** Begin Supplied information **

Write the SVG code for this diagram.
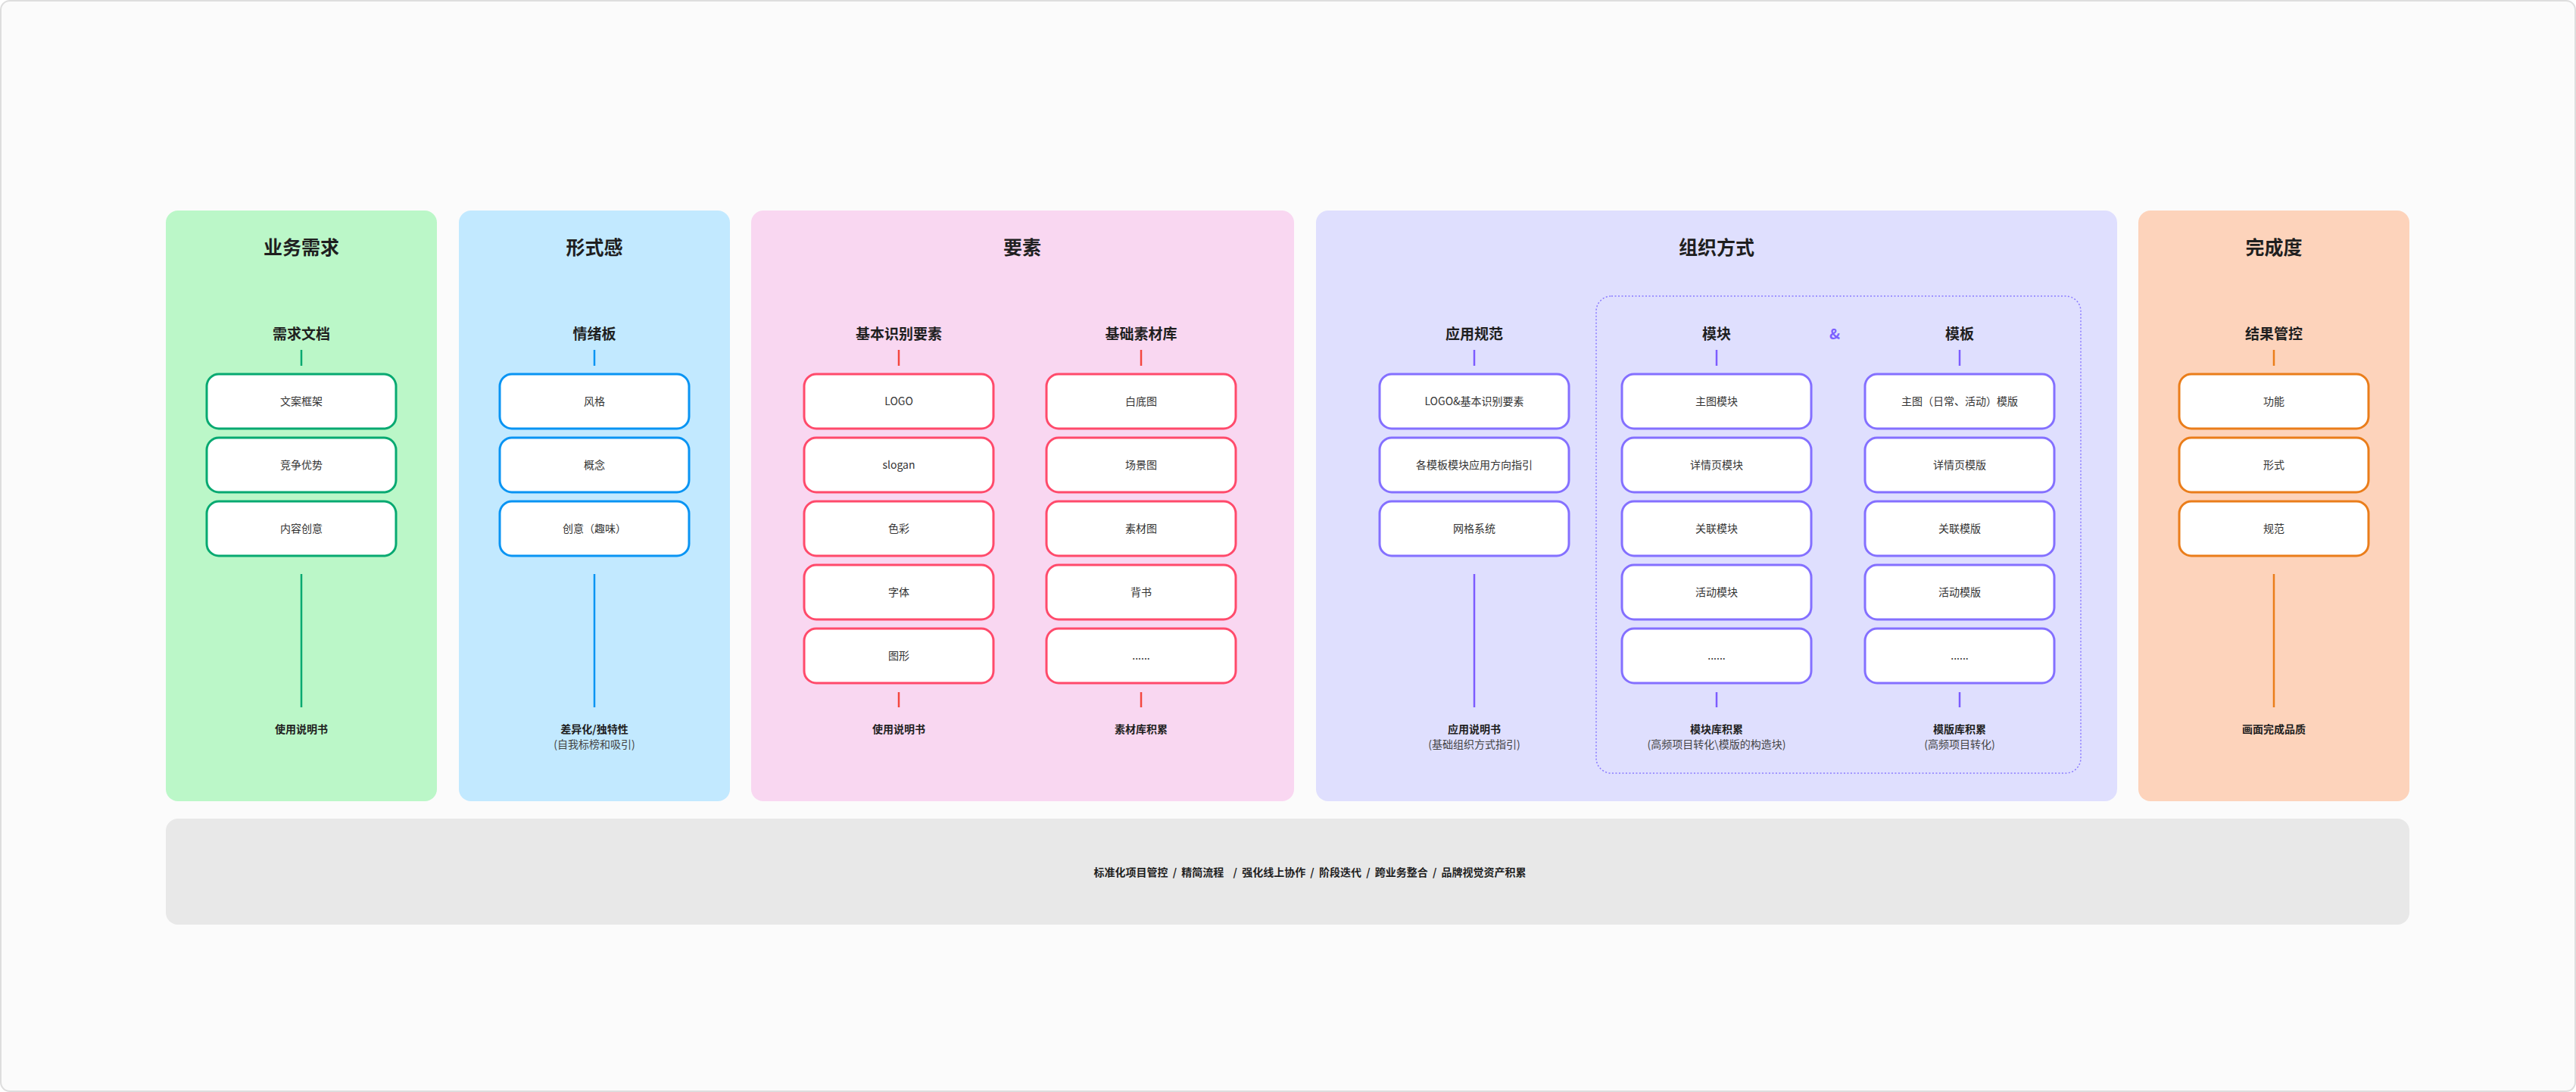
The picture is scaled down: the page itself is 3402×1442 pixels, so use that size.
<svg xmlns="http://www.w3.org/2000/svg" width="3402" height="1442" viewBox="0 0 3402 1442">
<style>
text{font-family:"Noto Sans CJK SC","Noto Sans",sans-serif;text-anchor:middle;fill:#1f1f1f}
.title{font-size:25px;font-weight:700}
.sub{font-size:19px;font-weight:700}
.item{font-size:14px;fill:#333}
.lab{font-size:14px;font-weight:700}
.lab2{font-size:14px;fill:#444}
.box{fill:#fff;stroke-width:3}
.g .box{stroke:#07a971}.b .box{stroke:#0994f3}.p .box{stroke:#ff4a6b}.v .box{stroke:#8470ff}.o .box{stroke:#ea7d1a}
.c line{stroke-width:2.5}
</style>
<rect x="1" y="1" width="3400" height="1440" rx="12" fill="#fbfbfb" stroke="#dedede" stroke-width="2"/>

<g id="panel-yewu" class="g">
<rect x="219" y="278" width="358" height="780" rx="16" fill="#bbf7c8"/>
<text class="title" x="398" y="336">业务需求</text>
<text class="sub" x="398" y="448">需求文档</text>
<g id="n-wenan"><rect class="box" x="273" y="494" width="250" height="72" rx="16"/><text class="item" x="398" y="535">文案框架</text></g>
<g id="n-jingzheng"><rect class="box" x="273" y="578" width="250" height="72" rx="16"/><text class="item" x="398" y="619">竞争优势</text></g>
<g id="n-neirong"><rect class="box" x="273" y="662" width="250" height="72" rx="16"/><text class="item" x="398" y="703">内容创意</text></g>
<text class="lab" x="398" y="968">使用说明书</text>
</g>

<g id="panel-xingshi" class="b">
<rect x="606" y="278" width="358" height="780" rx="16" fill="#c2e9ff"/>
<text class="title" x="785" y="336">形式感</text>
<text class="sub" x="785" y="448">情绪板</text>
<g id="n-fengge"><rect class="box" x="660" y="494" width="250" height="72" rx="16"/><text class="item" x="785" y="535">风格</text></g>
<g id="n-gainian"><rect class="box" x="660" y="578" width="250" height="72" rx="16"/><text class="item" x="785" y="619">概念</text></g>
<g id="n-chuangyi"><rect class="box" x="660" y="662" width="250" height="72" rx="16"/><text class="item" x="785" y="703">创意（趣味）</text></g>
<text class="lab" x="785" y="968">差异化/独特性</text>
<text class="lab2" x="785" y="988">(自我标榜和吸引)</text>
</g>

<g id="panel-yaosu" class="p">
<rect x="992" y="278" width="717" height="780" rx="16" fill="#f9d7f1"/>
<text class="title" x="1350" y="336">要素</text>
<text class="sub" x="1187" y="448">基本识别要素</text>
<text class="sub" x="1507" y="448">基础素材库</text>
<g id="n-logo"><rect class="box" x="1062" y="494" width="250" height="72" rx="16"/><text class="item" x="1187" y="535">LOGO</text></g>
<g id="n-slogan"><rect class="box" x="1062" y="578" width="250" height="72" rx="16"/><text class="item" x="1187" y="619">slogan</text></g>
<g id="n-secai"><rect class="box" x="1062" y="662" width="250" height="72" rx="16"/><text class="item" x="1187" y="703">色彩</text></g>
<g id="n-ziti"><rect class="box" x="1062" y="746" width="250" height="72" rx="16"/><text class="item" x="1187" y="787">字体</text></g>
<g id="n-tuxing"><rect class="box" x="1062" y="830" width="250" height="72" rx="16"/><text class="item" x="1187" y="871">图形</text></g>
<g id="n-baidi"><rect class="box" x="1382" y="494" width="250" height="72" rx="16"/><text class="item" x="1507" y="535">白底图</text></g>
<g id="n-changjing"><rect class="box" x="1382" y="578" width="250" height="72" rx="16"/><text class="item" x="1507" y="619">场景图</text></g>
<g id="n-sucai"><rect class="box" x="1382" y="662" width="250" height="72" rx="16"/><text class="item" x="1507" y="703">素材图</text></g>
<g id="n-beishu"><rect class="box" x="1382" y="746" width="250" height="72" rx="16"/><text class="item" x="1507" y="787">背书</text></g>
<g id="n-more1"><rect class="box" x="1382" y="830" width="250" height="72" rx="16"/><text class="item" x="1507" y="871">......</text></g>
<text class="lab" x="1187" y="968">使用说明书</text>
<text class="lab" x="1507" y="968">素材库积累</text>
</g>

<g id="panel-zuzhi" class="v">
<rect x="1738" y="278" width="1058" height="780" rx="16" fill="#dfdffe"/>
<rect x="2108" y="391" width="640" height="630" rx="20" fill="none" stroke="#8b7bff" stroke-width="1.5" stroke-dasharray="2 2.5"/>
<text class="title" x="2267" y="336">组织方式</text>
<text class="sub" x="1947" y="448">应用规范</text>
<text class="sub" x="2267" y="448">模块</text>
<text class="sub" x="2423" y="448" style="fill:#7b61ff">&amp;</text>
<text class="sub" x="2588" y="448">模板</text>
<g id="n-logo2"><rect class="box" x="1822" y="494" width="250" height="72" rx="16"/><text class="item" x="1947" y="535">LOGO&amp;基本识别要素</text></g>
<g id="n-zhiyin"><rect class="box" x="1822" y="578" width="250" height="72" rx="16"/><text class="item" x="1947" y="619">各模板模块应用方向指引</text></g>
<g id="n-wangge"><rect class="box" x="1822" y="662" width="250" height="72" rx="16"/><text class="item" x="1947" y="703">网格系统</text></g>
<g id="n-zhutu-mk"><rect class="box" x="2142" y="494" width="250" height="72" rx="16"/><text class="item" x="2267" y="535">主图模块</text></g>
<g id="n-xq-mk"><rect class="box" x="2142" y="578" width="250" height="72" rx="16"/><text class="item" x="2267" y="619">详情页模块</text></g>
<g id="n-gl-mk"><rect class="box" x="2142" y="662" width="250" height="72" rx="16"/><text class="item" x="2267" y="703">关联模块</text></g>
<g id="n-hd-mk"><rect class="box" x="2142" y="746" width="250" height="72" rx="16"/><text class="item" x="2267" y="787">活动模块</text></g>
<g id="n-more-mk"><rect class="box" x="2142" y="830" width="250" height="72" rx="16"/><text class="item" x="2267" y="871">......</text></g>
<g id="n-zhutu-mb"><rect class="box" x="2463" y="494" width="250" height="72" rx="16"/><text class="item" x="2588" y="535">主图（日常、活动）模版</text></g>
<g id="n-xq-mb"><rect class="box" x="2463" y="578" width="250" height="72" rx="16"/><text class="item" x="2588" y="619">详情页模版</text></g>
<g id="n-gl-mb"><rect class="box" x="2463" y="662" width="250" height="72" rx="16"/><text class="item" x="2588" y="703">关联模版</text></g>
<g id="n-hd-mb"><rect class="box" x="2463" y="746" width="250" height="72" rx="16"/><text class="item" x="2588" y="787">活动模版</text></g>
<g id="n-more-mb"><rect class="box" x="2463" y="830" width="250" height="72" rx="16"/><text class="item" x="2588" y="871">......</text></g>
<text class="lab" x="1947" y="968">应用说明书</text>
<text class="lab2" x="1947" y="988">(基础组织方式指引)</text>
<text class="lab" x="2267" y="968">模块库积累</text>
<text class="lab2" x="2267" y="988">(高频项目转化\模版的构造块)</text>
<text class="lab" x="2588" y="968">模版库积累</text>
<text class="lab2" x="2588" y="988">(高频项目转化)</text>
</g>

<g id="panel-wancheng" class="o">
<rect x="2824" y="278" width="358" height="780" rx="16" fill="#fdd3bb"/>
<text class="title" x="3003" y="336">完成度</text>
<text class="sub" x="3003" y="448">结果管控</text>
<g id="n-gongneng"><rect class="box" x="2878" y="494" width="250" height="72" rx="16"/><text class="item" x="3003" y="535">功能</text></g>
<g id="n-xingshi"><rect class="box" x="2878" y="578" width="250" height="72" rx="16"/><text class="item" x="3003" y="619">形式</text></g>
<g id="n-guifan"><rect class="box" x="2878" y="662" width="250" height="72" rx="16"/><text class="item" x="3003" y="703">规范</text></g>
<text class="lab" x="3003" y="968">画面完成品质</text>
</g>

<g id="bottom-bar">
<rect x="219" y="1081" width="2963" height="140" rx="16" fill="#e8e8e8"/>
<text class="lab" x="1730" y="1157" xml:space="preserve" style="word-spacing:3px">标准化项目管控 / 精简流程  / 强化线上协作 / 阶段迭代 / 跨业务整合 / 品牌视觉资产积累</text>
</g>

<g id="connectors" class="c">
<line x1="398" y1="462" x2="398" y2="483" stroke="#07a971"/>
<line x1="398" y1="758" x2="398" y2="934" stroke="#07a971"/>
<line x1="785" y1="462" x2="785" y2="483" stroke="#0994f3"/>
<line x1="785" y1="758" x2="785" y2="934" stroke="#0994f3"/>
<line x1="1187" y1="462" x2="1187" y2="483" stroke="#f4473f"/>
<line x1="1187" y1="914" x2="1187" y2="934" stroke="#f4473f"/>
<line x1="1507" y1="462" x2="1507" y2="483" stroke="#f4473f"/>
<line x1="1507" y1="914" x2="1507" y2="934" stroke="#f4473f"/>
<line x1="1947" y1="462" x2="1947" y2="483" stroke="#7c5cff"/>
<line x1="1947" y1="758" x2="1947" y2="934" stroke="#7c5cff"/>
<line x1="2267" y1="462" x2="2267" y2="483" stroke="#7c5cff"/>
<line x1="2267" y1="914" x2="2267" y2="934" stroke="#7c5cff"/>
<line x1="2588" y1="462" x2="2588" y2="483" stroke="#7c5cff"/>
<line x1="2588" y1="914" x2="2588" y2="934" stroke="#7c5cff"/>
<line x1="3003" y1="462" x2="3003" y2="483" stroke="#ea7d1a"/>
<line x1="3003" y1="758" x2="3003" y2="934" stroke="#ea7d1a"/>
</g>
</svg>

** End Supplied information **

▶ Objective: Search the lines above for the string "size" and copy each line that has it.

▶ Result:
The picture is scaled down: the page itself is 3402×1442 pixels, so use that size.
.title{font-size:25px;font-weight:700}
.sub{font-size:19px;font-weight:700}
.item{font-size:14px;fill:#333}
.lab{font-size:14px;font-weight:700}
.lab2{font-size:14px;fill:#444}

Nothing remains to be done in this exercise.